1.G.18 The SARS-CoV Fusion Peptide in the Spike Glycoprotein Precursor (SARS-FP) Family
The severe acute respiratory syndrom (SARS) coronavirus (CoV) fusion peptide is within the spike glycoprotein precursor. The fusion peptide is a C-terminal 19 aas peptide, in the spike glycoprotein precursor of 1255 aas (Apellániz et al. 2014). Members of this family have a central CDD/Pfam Spike_rec_bind domain and a large C-terminal Corona_S2 domain. 120 references have been published on this and related proteins as of 3/2020. Generally, a stretch of 20-25 amino acids located at the N-terminus of the fusion protein, known as a fusion peptide, plays a decisive role in the fusion process. The stalk model of membrane fusion postulated a common route of bilayer transformation for stalk, transmembrane contact, and pore formation, and the fusion peptide is believed to facilitate bilayer transformation to promote membrane fusion (Meher and Chakraborty 2021). Single-domain antibodies (nanobodies) bind tightly to Spike and neutralize SARS-Co/V-2 (Schoof et al. 2020; Xiang et al. 2020. A cell-based system combined with flow cytometry has been used to evaluate antibody responses against SARS-CoV-2 transmembrane proteins in patients with COVID-19 (Martin et al. 2022).

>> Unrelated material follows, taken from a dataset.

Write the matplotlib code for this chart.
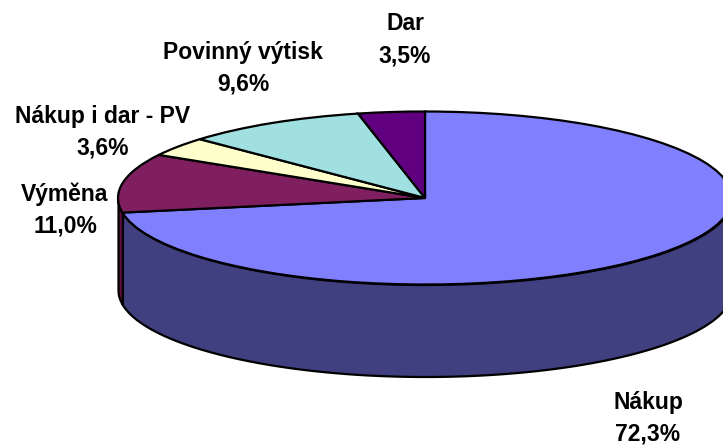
import numpy as np
import matplotlib
matplotlib.use("Agg")
import matplotlib.pyplot as plt

# ---- Data ----
labels = ["Nákup", "Výměna", "Nákup i dar - PV", "Povinný výtisk", "Dar"]
values = [72.3, 11.0, 3.6, 9.6, 3.5]
pct_text = ["72,3%", "11,0%", "3,6%", "9,6%", "3,5%"]
colors = ["#8080FF", "#7F1F5F", "#FFFFCC", "#A0E0E0", "#600080"]
side_colors = ["#404080", "#5F0F3F"]

W, H = 723, 447
cx, cy = 425, 198
rx, ry = 307, 86.5
depth = 92
lw = 1.6

plt.rcParams["font.family"] = ["Liberation Sans", "DejaVu Sans"]

fig = plt.figure(figsize=(W / 100, H / 100), dpi=100)
ax = fig.add_axes([0, 0, 1, 1])

# ---- Top of the pie ----
wedges, _ = ax.pie(values, colors=colors, startangle=90, counterclock=False,
                   center=(cx, cy), radius=rx,
                   wedgeprops=dict(edgecolor="black", linewidth=lw))

# squash the pie into an ellipse
ax.set_aspect("auto")
ax.set_xlim(0, W)
ax.set_ylim(cy + (cy - H) * rx / ry, cy + cy * rx / ry)
ax.set_axis_off()
for w in wedges:
    w.set_zorder(3)

# ---- Side wall, only the front half shows ----
k = rx / ry  # data units per pixel in y
edge = 360 * values[0] / sum(values)   # clockwise from top
t_main = np.radians(np.linspace(90, edge, 200))
t_left = np.radians(np.linspace(edge, 270, 30))
for t, c in zip([t_main, t_left], side_colors):
    x = cx + rx * np.sin(t)
    top = cy + rx * np.cos(t)
    ax.fill_between(x, top, top - depth * k, facecolor=c, edgecolor="black",
                    linewidth=lw, zorder=2)

# ---- Labels ----
label_pos = {
    "Nákup": (648, 402),
    "Výměna": (65, 194),
    "Nákup i dar - PV": (103, 116),
    "Povinný výtisk": (243, 52),
    "Dar": (405, 24),
}
for name, pct in zip(labels, pct_text):
    px, py = label_pos[name]
    ax.text(px, cy + (cy - py) * k, name, ha="center", va="center", fontsize=16.5,
            fontweight="bold", color="black")
    ax.text(px, cy + (cy - py - 32) * k, pct, ha="center", va="center", fontsize=16.5,
            fontweight="bold", color="black")

fig.savefig("out.png", dpi=100, facecolor="white")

The coronavirus spike protein (S) forms the distinctive virion surface structures that are characteristic of this viral family, appearing in negatively stained electron microscopy as stems capped with spherical bulbs. These structures are essential for the initiation of infection through attachment of the virus to cellular receptors followed by fusion to host cell membranes (Ye et al. 2004). The S protein can also mediate the formation of syncytia in infected cells. It is a large type I (1 TMS) protein, and all except a short carboxy-terminal segment of S constitutes the ectodomain. For the prototype coronavirus mouse hepatitis virus (MHV), S protein assembly into virions is specified by the carboxy-terminal segment, which comprises the transmembrane domain and the endodomain. Ye et al. 2004 genetically dissected these domains in the MHV S protein to localize the determinants of S incorporation into virions. Assembly competence maps to the endodomain of S, which is sufficient to target the protein for incorporation into the virion. The charge-rich carboxy-terminal region of the endodomain plays a major role. The adjacent cysteine-rich region of the endodomain is critical for fusion.

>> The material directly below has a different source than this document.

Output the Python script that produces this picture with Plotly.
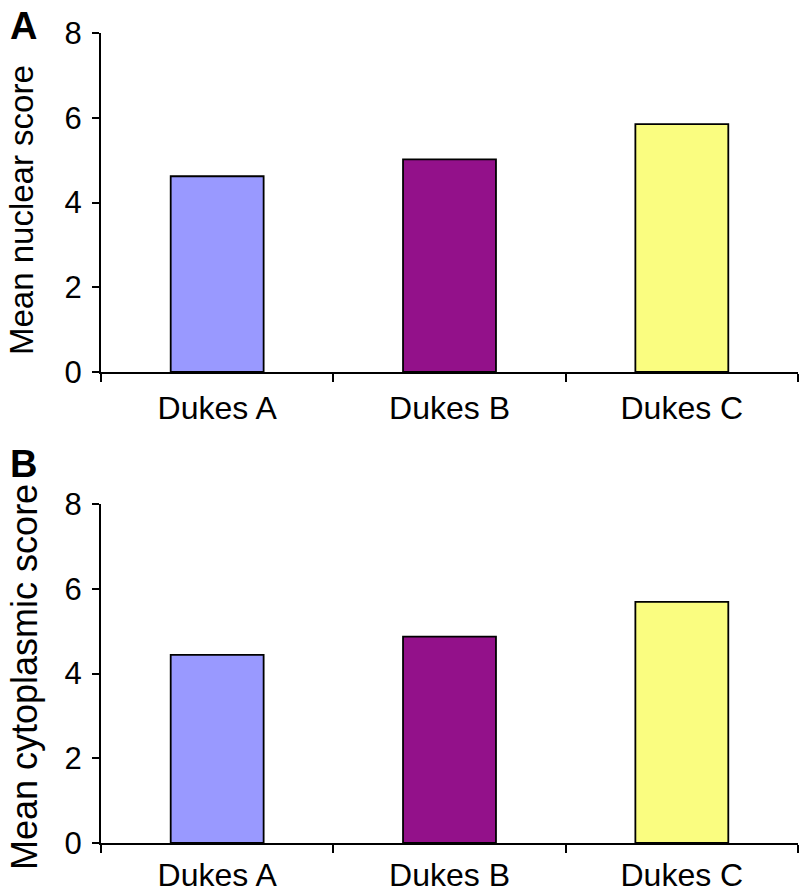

Wrapp et al. 2020 determined a 3.5-Å-resolution cryo-EM structure of the 2019-nCoV S trimer in the prefusion conformation. The predominant state of the trimer has one of the three receptor-binding domains (RBDs) rotated up in a receptor-accessible conformation. They also provided biophysical and structural evidence that the 2019-nCoV S protein binds angiotensin-converting enzyme 2 (ACE2) with higher affinity than does severe acute respiratory syndrome (SARS)-CoV S. They tested several published SARS-CoV RBD-specific monoclonal antibodies and found that they did not have appreciable binding to 2019-nCoV S (Wrapp et al. 2020). By using cryo-electron tomography, Tai et al. 2021 observed both prefusion and postfusion spikes in beta-propiolactone-inactivated SARS-CoV-2 virions and solved the in situ structure of the postfusion spike at nanometer resolution. Compared to previous reports, the six-helix bundle fusion core, the glycosylation sites, and the location of the transmembrane domain were clearly resolved. They observed oligomerization patterns of the spikes on the viral membrane, likely suggesting a mechanism of fusion pore formation (Tai et al. 2021).